Dans un rapport publié récemment, Amnesty International a dénoncé le fait que, trop souvent, les autorités n’enquêtent pas dûment sur les crimes homophobes et transphobes et n’engagent pas de poursuites contre les responsables présumés. De même, les homosexuels en Tunisie sont souvent arrêtés alors qu’il n’existe pas de preuves de leur engagement dans des relations homosexuelles et qu’ils sont rarement pris sur le fait. La plupart des arrestations se font sur la base de stéréotypes liés au genre, comme l’apparence et le comportement – les homosexuels considérés comme « efféminés » et les femmes transgenres étant les premières cibles.

Les hommes accusés d’avoir des relations homosexuelles sont régulièrement soumis à des examens rectaux réalisés par des médecins, en général sur ordre d’un juge dans le but de « prouver » des relations anales, une méthode discréditée d’un point de vue scientifique.

En théorie, le suspect peut refuser l’examen, mais les militants affirment que la plupart des hommes ne connaissent pas leurs droits et subissent des pressions pour accepter le test. Ils sont souvent intimidés par les policiers, qui leur disent qu’un refus pourrait être retenu à titre de preuve contre eux.

Une affaire a récemment attiré l’attention sur cette question, celle de « Marwan », 22 ans, condamné à un an de prison pour « relations homosexuelles ». Marwan avait été convoqué par la police dans le cadre du meurtre d’un homme commis à Sousse. Il a nié toute implication dans cet homicide, et a reconnu avoir eu des relations sexuelles avec la victime, semble-t-il après que les policiers l’eurent menacé de l’inculper du meurtre.

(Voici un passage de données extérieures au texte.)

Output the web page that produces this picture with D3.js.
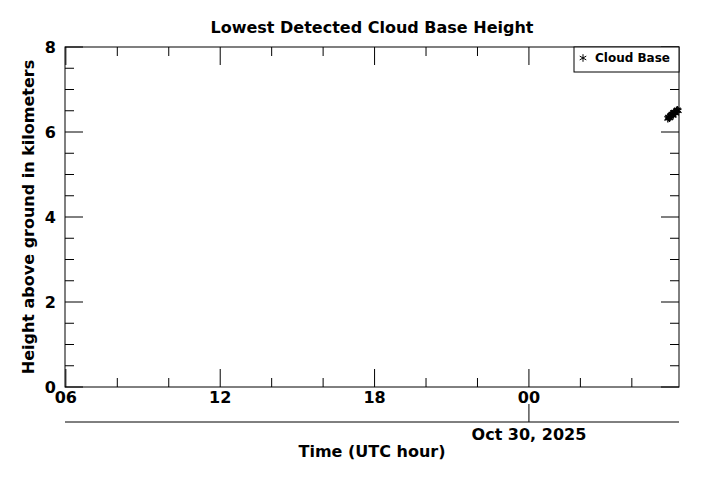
<!DOCTYPE html>
<html>
<head>
<meta charset="utf-8">
<script src="https://cdn.jsdelivr.net/npm/d3@7"></script>
<style>
  body { margin: 0; background: #fff; }
  text { font-family: "DejaVu Sans", sans-serif; font-weight: bold; fill: #000; }
</style>
</head>
<body>
<script>
// cloud base observations, Oct 30 2025 (UTC)
var obsTimes = ["05:24", "05:26", "05:28", "05:30", "05:32", "05:34", "05:36",
                "05:38", "05:40", "05:42", "05:44", "05:46", "05:48"];
var obsHeights = [6.32, 6.35, 6.33, 6.38, 6.40, 6.42, 6.39, 6.45, 6.47, 6.44, 6.50, 6.52, 6.50];

var timeStart = "2025-10-29T05:58:00Z";
var timeEnd = "2025-10-30T05:50:00Z";
var yTicks = [0, 2, 4, 6, 8];
var dateLabel = "Oct 30, 2025";

var margin = {top: 47, right: 22, bottom: 93, left: 65};
var width = 701 - margin.left - margin.right;   // 614
var height = 480 - margin.top - margin.bottom;  // 340

var svg = d3.select("body").append("svg")
    .attr("width", 701)
    .attr("height", 480);

var g = svg.append("g")
    .attr("transform", "translate(" + margin.left + "," + margin.top + ")");

var x = d3.scaleUtc()
    .domain([new Date(timeStart), new Date(timeEnd)])
    .range([0, width]);

var y = d3.scaleLinear()
    .domain([0, 8])
    .range([height, 0]);

var majorX = x.ticks(d3.utcHour.every(6));
var minorX = x.ticks(d3.utcHour.every(2)).filter(function(d) { return d.getUTCHours() % 6 != 0; });
var minorY = d3.range(0, 8.01, 0.5).filter(function(d) { return d % 2 != 0; });

// ticks on all four sides, pointing inward
function tickLines(cls, data, x1, y1, x2, y2) {
    g.selectAll("." + cls).data(data).enter().append("line")
        .attr("class", cls)
        .attr("x1", x1).attr("y1", y1)
        .attr("x2", x2).attr("y2", y2)
        .attr("stroke", "#000")
        .attr("stroke-width", 1);
}
tickLines("xmajb", majorX, function(d) { return x(d); }, height, function(d) { return x(d); }, height - 18);
tickLines("xminb", minorX, function(d) { return x(d); }, height, function(d) { return x(d); }, height - 9);
tickLines("xmajt", majorX, function(d) { return x(d); }, 0, function(d) { return x(d); }, 18);
tickLines("xmint", minorX, function(d) { return x(d); }, 0, function(d) { return x(d); }, 9);
tickLines("ymajl", yTicks, 0, function(d) { return y(d); }, 18, function(d) { return y(d); });
tickLines("yminl", minorY, 0, function(d) { return y(d); }, 9, function(d) { return y(d); });
tickLines("ymajr", yTicks, width, function(d) { return y(d); }, width - 18, function(d) { return y(d); });
tickLines("yminr", minorY, width, function(d) { return y(d); }, width - 9, function(d) { return y(d); });

g.append("rect")
    .attr("x", 0).attr("y", 0)
    .attr("width", width).attr("height", height)
    .attr("fill", "none")
    .attr("stroke", "#000")
    .attr("stroke-width", 1);

// tick labels
g.selectAll(".xlab").data(majorX).enter().append("text")
    .attr("x", function(d) { return x(d); })
    .attr("y", height + 16)
    .attr("text-anchor", "middle")
    .style("font-size", "16px")
    .text(d3.utcFormat("%H"));

g.selectAll(".ylab").data(yTicks).enter().append("text")
    .attr("x", -9)
    .attr("y", function(d) { return y(d) + 6; })
    .attr("text-anchor", "end")
    .style("font-size", "16px")
    .text(function(d) { return d; });

// date axis below
var dateY = height + 35;
g.append("line")
    .attr("x1", 0).attr("x2", width)
    .attr("y1", dateY).attr("y2", dateY)
    .attr("stroke", "#000");

var midnight = majorX.filter(function(d) { return d.getUTCHours() == 0; });
g.selectAll(".dtick").data(midnight).enter().append("line")
    .attr("x1", function(d) { return x(d); }).attr("x2", function(d) { return x(d); })
    .attr("y1", dateY).attr("y2", dateY - 18)
    .attr("stroke", "#000");

g.selectAll(".dlab").data(midnight).enter().append("text")
    .attr("x", function(d) { return x(d); })
    .attr("y", dateY + 18)
    .attr("text-anchor", "middle")
    .style("font-size", "16px")
    .text(dateLabel);

// titles
svg.append("text")
    .attr("x", margin.left + width / 2)
    .attr("y", 33)
    .attr("text-anchor", "middle")
    .style("font-size", "16px")
    .text("Lowest Detected Cloud Base Height");

svg.append("text")
    .attr("x", margin.left + width / 2)
    .attr("y", 457)
    .attr("text-anchor", "middle")
    .style("font-size", "16px")
    .text("Time (UTC hour)");

svg.append("text")
    .attr("transform", "translate(34," + (margin.top + height / 2) + ") rotate(-90)")
    .attr("text-anchor", "middle")
    .style("font-size", "16px")
    .text("Height above ground in kilometers");

// data points
var parseObs = d3.utcParse("%Y-%m-%dT%H:%M");
var points = obsTimes.map(function(t, i) {
    return {time: parseObs("2025-10-30T" + t), h: obsHeights[i]};
});

var star = d3.symbol().type(d3.symbolAsterisk || d3.symbolCross).size(44);

g.selectAll(".pt").data(points).enter().append("path")
    .attr("class", "pt")
    .attr("d", star)
    .attr("transform", function(d) { return "translate(" + x(d.time) + "," + y(d.h) + ")"; })
    .attr("fill", "none")
    .attr("stroke", "#000")
    .attr("stroke-width", 1.3);

// legend
var legend = g.append("g")
    .attr("transform", "translate(" + (width - 105) + ",0)");
legend.append("rect")
    .attr("width", 105).attr("height", 25)
    .attr("fill", "#fff")
    .attr("stroke", "#000");
legend.append("path")
    .attr("d", d3.symbol().type(d3.symbolAsterisk || d3.symbolCross).size(40))
    .attr("transform", "translate(9,11)")
    .attr("fill", "none")
    .attr("stroke", "#000")
    .attr("stroke-width", 1);
legend.append("text")
    .attr("x", 21)
    .attr("y", 15)
    .style("font-size", "12px")
    .text("Cloud Base");
</script>
</body>
</html>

Il a alors été inculpé de « sodomie » en vertu de l’article 230 du Code pénal.
Amnesty International a rencontré des personnes LGBTI en Tunisie qui avaient reçu des coups de couteau, des coups de pied dans la tête, des brûlures de cigarette et des menaces de mort en raison de leur identité de genre ou de leur orientation sexuelle. Bien souvent, la police a rejeté ou ignoré leurs plaintes à cause des dispositions de l’article 230. Amnesty International demande aux autorités tunisiennes d’abroger cet article et de dépénaliser les relations entre personnes de même sexe.